About Exhibition

10 October 2021 - 17 October 2021

Blaque is Yemi’s first Solo exhibition. His bold ambition and journey into sculpture, and with the bronze medium for that matter, mirror his personality, professional orientation, and sense of direction. His creative process goes through all the rigorous processes of bronze casting using the best of Benin bronze casting tradition. He conceives and creates these works at the famous Universal Studio Iganmu, Lagos, and casts them in Benin. They are later returned to Lagos for the final finish.

This is a fascinating tale of two cities. The works themselves speak brilliantly of painstaking journeys, laborious dedication to the process with an almost perfect finish that Brancusi would approve. The figures reference the delicate nature of our current human existence as a country and by extension the fragile state of the country.

These figures reflect not only our material poverty but also the all-pervading poverty of a rich corrupt nation.

Olayemi Fagbohungbe

Yemi Fagbohungbe is an architect who graduated from the premier architecture school at Ahmadu Bello University domiciled in the Faculty of Environmental Design. The departments that makeup the Faculty of Environmental are, Architecture, Building, FineArt, Geomatics, Industrial Design, Urban and Regional Planning. He believes that his experience of the rich Zaria art school brought him into a conscious appreciation of the interrelatedness of his chosen field with the visual arts. Some of his colleagues often take courses such as General drawing, and Landscape drawing as electives in the Department of Fine Art, and he has been privileged to take some architecture students in these courses.

Some of them did not only enjoy their experience but went on to expand their architectural training with artistic embellishment, thereby distinguishing their professional practice.
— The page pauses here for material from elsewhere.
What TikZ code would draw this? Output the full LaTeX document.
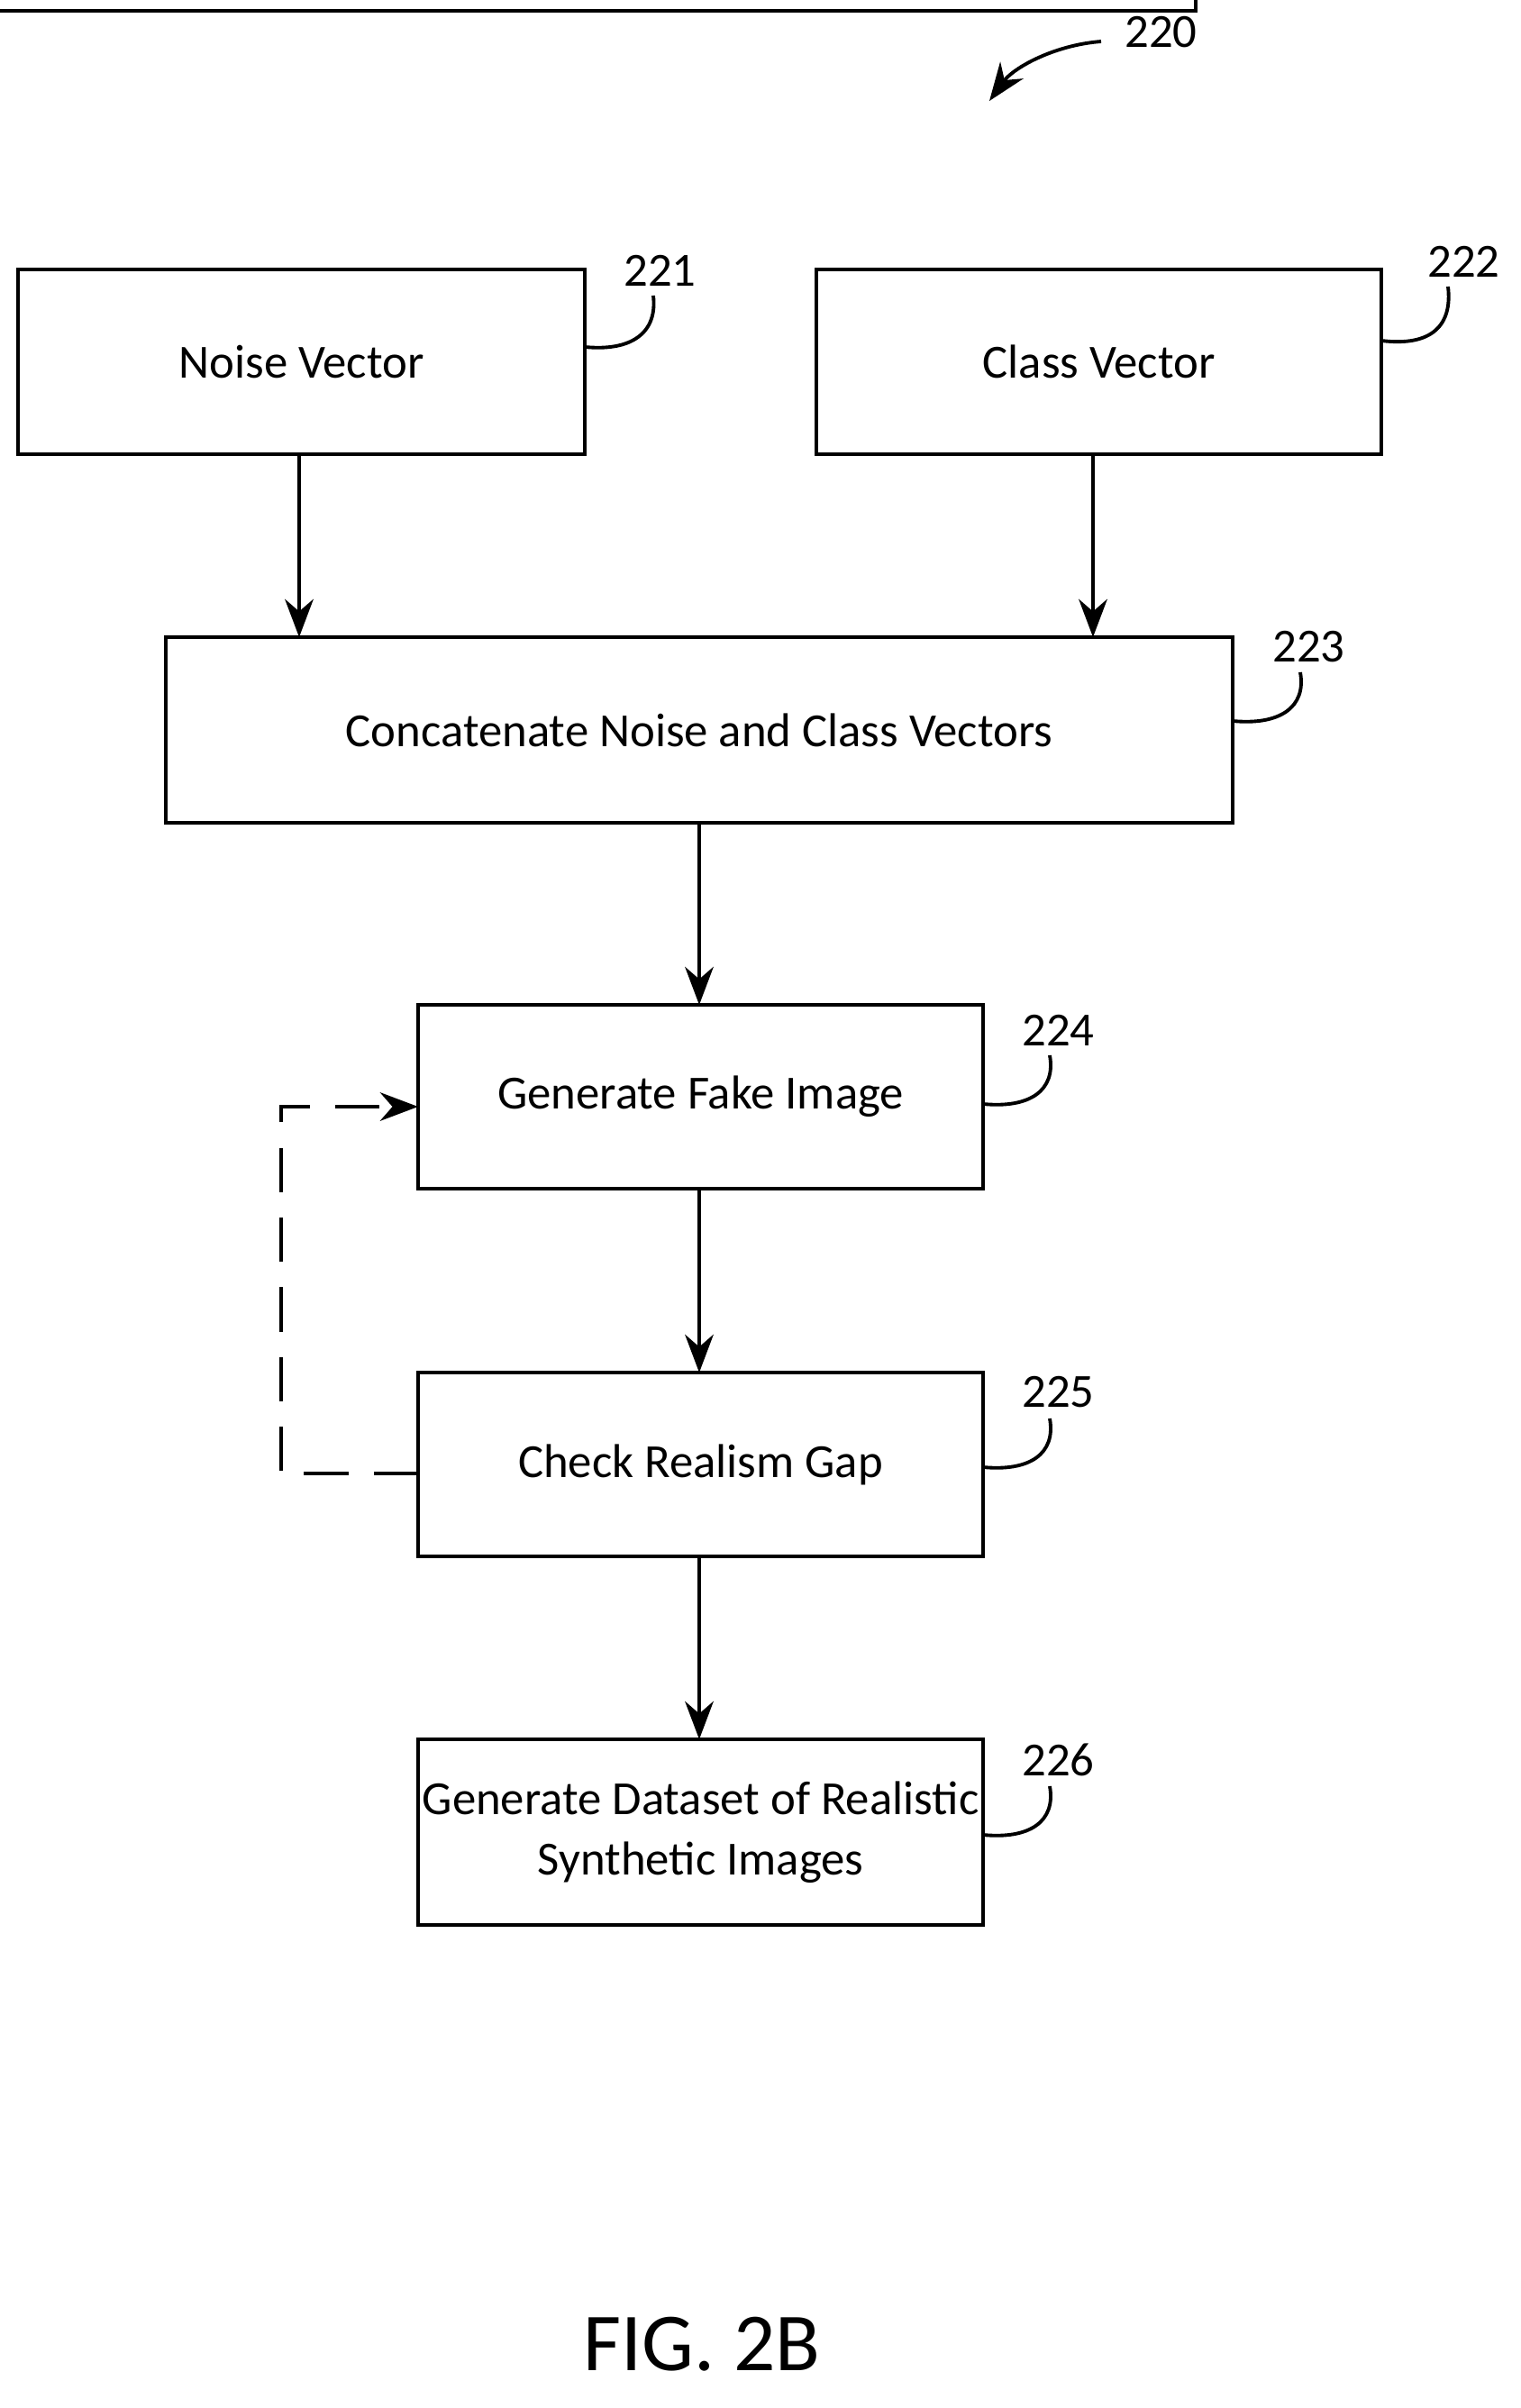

This is no ordinary experience; because there are so many of his colleagues, even his lecturers whose relationship with art is not only remote, some even seek to deliberately distance themselves from any relationship with Fine Art. Yet we know that historically art and architecture have always had a symbiotic relationship.

It is of pleasant delight that today in Nigeria there are a number of architects who have turned into artists and creating great and fascinating works.